● Do this
Repeat verbatim only the lines from the opening of the material below through the one that contains "import * as".

++++++++

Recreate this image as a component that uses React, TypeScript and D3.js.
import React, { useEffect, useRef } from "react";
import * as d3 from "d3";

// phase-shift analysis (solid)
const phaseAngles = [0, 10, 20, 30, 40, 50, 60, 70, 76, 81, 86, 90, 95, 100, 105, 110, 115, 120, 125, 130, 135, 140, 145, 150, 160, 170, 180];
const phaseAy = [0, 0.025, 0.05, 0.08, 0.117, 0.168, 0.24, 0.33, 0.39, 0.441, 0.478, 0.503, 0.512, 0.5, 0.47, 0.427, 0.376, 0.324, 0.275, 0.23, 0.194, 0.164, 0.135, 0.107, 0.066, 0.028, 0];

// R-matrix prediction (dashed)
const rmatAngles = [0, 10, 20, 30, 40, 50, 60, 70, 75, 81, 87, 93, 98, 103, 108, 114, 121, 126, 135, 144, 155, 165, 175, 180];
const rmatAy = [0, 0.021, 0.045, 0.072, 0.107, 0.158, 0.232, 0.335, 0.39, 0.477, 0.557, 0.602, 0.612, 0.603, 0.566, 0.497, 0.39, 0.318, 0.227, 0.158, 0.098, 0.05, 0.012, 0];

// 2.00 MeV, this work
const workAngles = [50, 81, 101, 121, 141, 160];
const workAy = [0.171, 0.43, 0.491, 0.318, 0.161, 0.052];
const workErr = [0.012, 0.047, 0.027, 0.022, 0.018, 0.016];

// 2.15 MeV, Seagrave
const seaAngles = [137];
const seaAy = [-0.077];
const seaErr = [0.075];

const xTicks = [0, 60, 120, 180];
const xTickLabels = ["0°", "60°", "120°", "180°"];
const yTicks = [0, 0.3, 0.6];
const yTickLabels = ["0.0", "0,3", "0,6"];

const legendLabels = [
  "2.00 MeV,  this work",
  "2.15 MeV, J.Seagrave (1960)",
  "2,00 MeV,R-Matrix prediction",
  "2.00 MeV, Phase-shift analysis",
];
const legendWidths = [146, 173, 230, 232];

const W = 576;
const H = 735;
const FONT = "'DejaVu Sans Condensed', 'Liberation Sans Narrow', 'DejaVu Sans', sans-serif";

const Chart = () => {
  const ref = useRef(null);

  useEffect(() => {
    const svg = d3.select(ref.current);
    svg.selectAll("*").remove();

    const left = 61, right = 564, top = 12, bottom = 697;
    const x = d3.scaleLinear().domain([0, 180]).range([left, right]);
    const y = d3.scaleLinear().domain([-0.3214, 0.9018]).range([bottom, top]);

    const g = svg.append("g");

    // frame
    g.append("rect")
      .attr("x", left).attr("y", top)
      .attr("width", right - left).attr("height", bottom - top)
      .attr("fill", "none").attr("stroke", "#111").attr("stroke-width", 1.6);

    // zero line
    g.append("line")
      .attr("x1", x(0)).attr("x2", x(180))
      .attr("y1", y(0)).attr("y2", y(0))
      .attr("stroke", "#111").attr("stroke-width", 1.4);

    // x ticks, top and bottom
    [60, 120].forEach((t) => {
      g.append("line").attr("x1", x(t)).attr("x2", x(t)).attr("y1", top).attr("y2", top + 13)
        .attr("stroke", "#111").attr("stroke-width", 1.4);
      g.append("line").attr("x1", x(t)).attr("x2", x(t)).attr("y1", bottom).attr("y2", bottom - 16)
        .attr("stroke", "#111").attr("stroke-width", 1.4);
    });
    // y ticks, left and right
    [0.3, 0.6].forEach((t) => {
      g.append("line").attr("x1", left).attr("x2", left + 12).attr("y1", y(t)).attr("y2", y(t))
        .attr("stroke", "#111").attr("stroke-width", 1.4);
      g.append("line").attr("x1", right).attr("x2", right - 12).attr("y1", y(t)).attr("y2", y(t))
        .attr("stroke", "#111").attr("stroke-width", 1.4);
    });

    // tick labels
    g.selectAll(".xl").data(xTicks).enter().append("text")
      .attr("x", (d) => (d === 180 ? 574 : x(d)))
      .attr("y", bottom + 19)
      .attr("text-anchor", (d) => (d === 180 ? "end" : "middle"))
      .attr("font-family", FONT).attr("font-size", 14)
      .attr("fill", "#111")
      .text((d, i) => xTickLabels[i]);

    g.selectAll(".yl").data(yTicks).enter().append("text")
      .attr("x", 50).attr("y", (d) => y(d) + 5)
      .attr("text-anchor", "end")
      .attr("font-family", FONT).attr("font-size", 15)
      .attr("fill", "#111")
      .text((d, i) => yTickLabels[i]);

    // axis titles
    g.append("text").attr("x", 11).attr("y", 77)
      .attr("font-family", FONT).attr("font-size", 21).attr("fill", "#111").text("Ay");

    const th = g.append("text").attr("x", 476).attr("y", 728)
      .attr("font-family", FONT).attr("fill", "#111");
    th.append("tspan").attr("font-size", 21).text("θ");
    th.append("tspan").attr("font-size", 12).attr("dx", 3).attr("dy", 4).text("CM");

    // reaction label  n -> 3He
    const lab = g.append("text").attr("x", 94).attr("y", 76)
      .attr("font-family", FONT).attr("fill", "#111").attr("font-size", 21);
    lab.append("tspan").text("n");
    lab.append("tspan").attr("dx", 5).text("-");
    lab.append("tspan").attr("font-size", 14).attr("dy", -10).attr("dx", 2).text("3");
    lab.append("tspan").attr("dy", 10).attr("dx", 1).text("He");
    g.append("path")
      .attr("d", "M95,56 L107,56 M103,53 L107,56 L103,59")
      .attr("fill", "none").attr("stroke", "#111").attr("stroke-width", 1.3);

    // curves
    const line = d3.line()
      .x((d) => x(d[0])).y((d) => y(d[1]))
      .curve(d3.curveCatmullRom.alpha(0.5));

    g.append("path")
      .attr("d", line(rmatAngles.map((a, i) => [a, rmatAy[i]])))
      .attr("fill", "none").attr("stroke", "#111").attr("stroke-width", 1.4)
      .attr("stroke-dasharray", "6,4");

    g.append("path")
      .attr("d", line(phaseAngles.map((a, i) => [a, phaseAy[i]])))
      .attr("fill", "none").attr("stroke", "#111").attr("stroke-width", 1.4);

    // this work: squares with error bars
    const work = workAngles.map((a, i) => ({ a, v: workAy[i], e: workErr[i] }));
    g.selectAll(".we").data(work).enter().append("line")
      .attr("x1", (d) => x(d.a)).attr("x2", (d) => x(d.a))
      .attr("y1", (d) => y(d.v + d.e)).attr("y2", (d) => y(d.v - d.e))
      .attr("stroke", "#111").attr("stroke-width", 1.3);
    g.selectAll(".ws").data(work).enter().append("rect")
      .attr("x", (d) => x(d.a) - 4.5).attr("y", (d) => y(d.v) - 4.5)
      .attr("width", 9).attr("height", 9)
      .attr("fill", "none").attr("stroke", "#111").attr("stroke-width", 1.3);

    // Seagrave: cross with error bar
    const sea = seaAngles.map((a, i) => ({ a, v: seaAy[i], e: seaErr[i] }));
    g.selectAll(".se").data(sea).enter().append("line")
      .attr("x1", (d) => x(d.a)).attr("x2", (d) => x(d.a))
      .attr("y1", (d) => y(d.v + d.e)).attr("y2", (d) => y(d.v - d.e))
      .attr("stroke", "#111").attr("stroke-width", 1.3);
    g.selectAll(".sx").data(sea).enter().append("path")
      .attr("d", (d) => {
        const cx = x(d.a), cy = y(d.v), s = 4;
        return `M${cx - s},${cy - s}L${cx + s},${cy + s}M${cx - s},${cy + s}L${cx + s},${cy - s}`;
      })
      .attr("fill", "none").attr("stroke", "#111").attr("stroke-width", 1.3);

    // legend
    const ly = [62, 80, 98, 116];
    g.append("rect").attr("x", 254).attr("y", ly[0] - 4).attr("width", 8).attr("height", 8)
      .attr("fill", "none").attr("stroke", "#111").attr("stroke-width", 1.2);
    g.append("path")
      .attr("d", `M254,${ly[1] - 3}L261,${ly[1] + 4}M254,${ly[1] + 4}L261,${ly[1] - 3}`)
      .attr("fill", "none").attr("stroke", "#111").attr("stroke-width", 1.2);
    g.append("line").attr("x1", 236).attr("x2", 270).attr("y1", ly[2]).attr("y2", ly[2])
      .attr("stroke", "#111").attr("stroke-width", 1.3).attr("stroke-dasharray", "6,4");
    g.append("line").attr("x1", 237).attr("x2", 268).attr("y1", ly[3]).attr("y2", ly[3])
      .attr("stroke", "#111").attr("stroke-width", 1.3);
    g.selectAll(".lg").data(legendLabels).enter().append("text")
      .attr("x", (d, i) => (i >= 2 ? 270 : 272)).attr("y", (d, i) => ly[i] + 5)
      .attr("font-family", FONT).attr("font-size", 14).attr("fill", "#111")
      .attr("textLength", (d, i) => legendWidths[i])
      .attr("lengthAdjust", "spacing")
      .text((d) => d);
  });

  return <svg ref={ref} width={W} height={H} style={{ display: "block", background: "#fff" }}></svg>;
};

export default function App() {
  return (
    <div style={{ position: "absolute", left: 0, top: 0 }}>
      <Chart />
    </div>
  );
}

++++++++

● Expected answer
Recreate this image as a component that uses React, TypeScript and D3.js.
import React, { useEffect, useRef } from "react";
import * as d3 from "d3";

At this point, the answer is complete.